Хирург не выбегал с криками ужаса и не кричал о помощи, да и самая дорогая в городе девушка по вызову долго не покидала ординаторскую. Значит, приват-танец пошёл на пользу, – хмыкнула про себя Маша.

Когда спустя достаточное время из ординаторской появилась рыжая дива, накинувшая на голое тело махровый халат, её сопровождающие вытащили основу торта, бережно сложили в коробку. Затем троица с видом честных тружеников, вышла за пределы отделения.

Маша выждала немного и зашла в ординаторскую с большим пакетом в руках. Артур Гагикович сидел ублажённый и ошалевший. Маша подмигнула:

– Ну, как? Понравилось?

Артур Гагикович уставился на неё, а Маша протянула ему фирменный пакет с массивной бутылкой:

– Вы успокоились? Руки не дрожат? Вам же надо снимать стресс. Утром было две операции, конец недели. Мне Таня всё объяснила: нужен секс и алкоголь. С сексом не знаю, как вышло, но я заказывала лучшую девочку по вызову, а вот алкоголь точно хороший – «Реми Мартен».

– Ты?! – хлопал глазами Артур Гагикович.

– Вы Алёшу оперировали. Я не могу быть неблагодарной, – расцвела невинной улыбкой Маша. – Спасибо вам большое!

Глава 5

Цена творчества

Летели дни, приближая Новый год. Глеба готовили к выписке, и Михалыч уже стал осторожно делать первые шаги, корябая линолеум ходунками.

Матрас на Алёшиной кровати поднимали, обкладывали подушками, и он видел палату уже не только из горизонтального положения. Алёша всё больше двигался, пытался сесть сам. Его перевели с искусственного питания на обычное. Он научился снова брать в руки ложку и даже попробовал написать что-то на бумаге. Всё это было хорошо. Но, увы, боли не уходили, и Алёша почти не улыбался, а когда пробовал растянуть губы в улыбку, выходило так натужно, что больше напоминало гримасу. Изменился его взгляд, особенно когда в комнате находилась Маша: с одной стороны он явно радовался, с другой – казалось, невыразимо страдает.

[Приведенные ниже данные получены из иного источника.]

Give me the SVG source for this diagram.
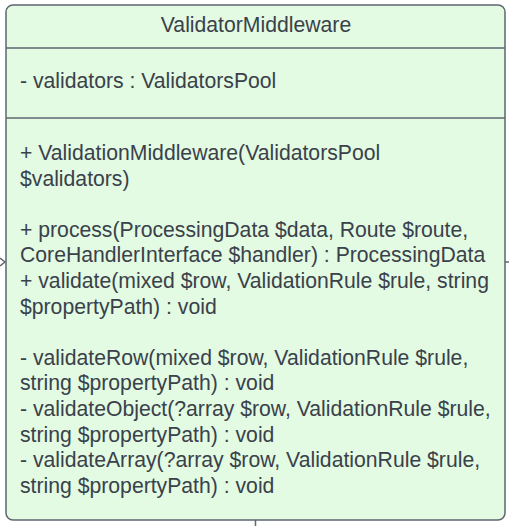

Маша переживала, списывала это на боли, но всё-таки спросила, не напоминает ли она ему кого-то. Алёша лишь отрицательно покачал головой и отвёл глаза в сторону.

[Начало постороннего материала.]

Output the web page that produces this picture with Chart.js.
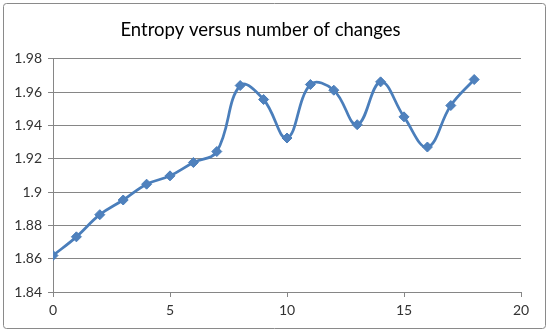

Машу пока никто не выгонял, хотя Артур Гагикович провожал её странными взглядами, словно пытаясь раскусить, не задумала ли она чего-нибудь ещё. Зато медсёстры прониклись к ней уважением и стали звать на вечерние посиделки с угощениями от благодарных больных. Маша не злоупотребляла ни медицинским спиртом, ни шоколадными конфетами из блестящих коробок, но чувствовала себя принятой в круг «своих», и это было приятно. Медсёстры расспрашивали её о звёздах, концертах, и Маша под чай травила байки о селебрити и частных вечеринках, а также о том, что остаётся за экранами телевизоров. Рассказывая, она сама удивлялась, как многое у неё уже было.

За пределами госпиталя у Маши тоже появилась жизнь: она не только продолжала ходить к хип-хопперам в Дом молодёжи, но с лёгкой руки «гуру» группы попала в местную танцевальную «тусу» – брейкеры, хип-хоперы, стрит-дэнсеры и прочие представители молодёжных течений устраивали мини-баттлы, собирались в ночных клубах и отрывались по полной. Пацаны выражали «респект» московской гостье, не гнувшей пальцы из-за звёздного прошлого, перенимали у неё движения и даже учились новым безумным фишкам.

Конечно, из-за ночных смен Маша часто пропускала танцевальные сходки, но всё равно её дни приобрели иные оттенки: теперь к серо-пасмурным, тоскливым будням добавились яркие краски бандан, фуфаек, кроссовок, разноцветных пятен светомузыки и ультрафио-лета по вечерам. И возможно, от того, что жила на износ: выматываясь на сменах, танцуя и тренируясь вне их, отдавая мало времени сну и еде, Маша не замечала многого, что могла бы заметить. И другое, напряжённое выражение лица Алёши, и, к примеру, то, что пожилой представительный господин с лицом депутата уже несколько раз с Артуром Гагиковичем важно проходил по отделению и заглядывал в пятую палату. Он не заходил вовнутрь, но явно смотрел на кровать, где лежал Алёша. Таисия Петровна, жена Михалыча, поведала Маше, что приходил какой-то начальник. Краем уха Таисия Петровна подслушала разговоры о документах и фамилию Колосов. Но из медперсонала Маше никто ничего не говорил, и она почему-то не стала беспокоиться, надеясь на Дмитрия Иваныча и отца Георгия. За долгие месяцы постоянного стресса она уже к нему привыкла, и чувство осторожности притупилось.